The Toledo Alcalde Association, led by Martin Chen, will be the umbrella organization under which the full claim will be filed at the end of the month, Moore informed. It will not just be on the part of Golden Stream, however, but on behalf of all 38 or 39 Maya villages they say are located in the district of Toledo.

We were also informed that in an attempt to settle the dispute, a meeting was held in Golden Stream on May 18, at which the police and area representative, Juan Coy, met with villagers. But they say the critical people from Lands were not present.

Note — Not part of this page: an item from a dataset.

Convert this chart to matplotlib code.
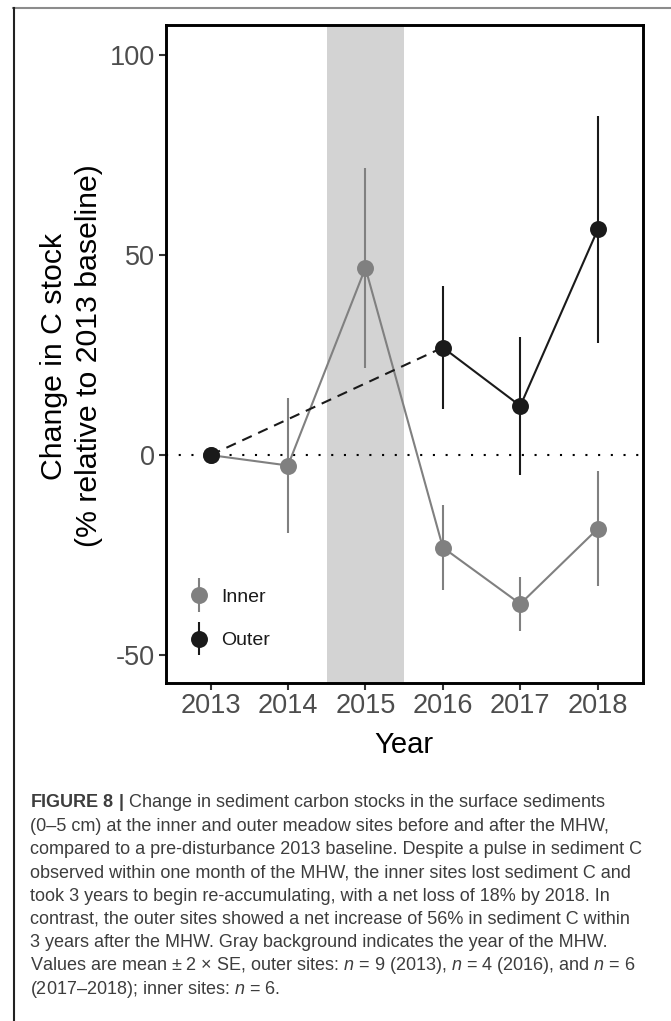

CJ Conteh said that the case before him raises some grave issues that have ramifications flowing out of his prior judgment on Maya customary land rights in Toledo. He disagreed with Elrington’s claim that the request for a court injunction was an attempt to “shut down the government.” He said that the Maya are simply pleading to the court for protection under the law. He underscored the need for the Government to work out an accommodation between the disputing parties, in the public interest.

Elrington told the media that after the change in political administration in February, he met with the Maya at the Ministry of Foreign Affairs on two or three occasions to find out exactly what they were claiming. The Solicitor General, Tanya Herwanger, was to work out the schedule of discussions, and to work out all the loose ends, he said.

Elrington explained that demarcation of the lands in question is important, and they have got to identify what those rights of the Maya are - do they include entitlement to petroleum under the ground? There is an ongoing timetable, he said, adding that he was surprised to hear the other side say in court today that there was a breakdown in those negotiations.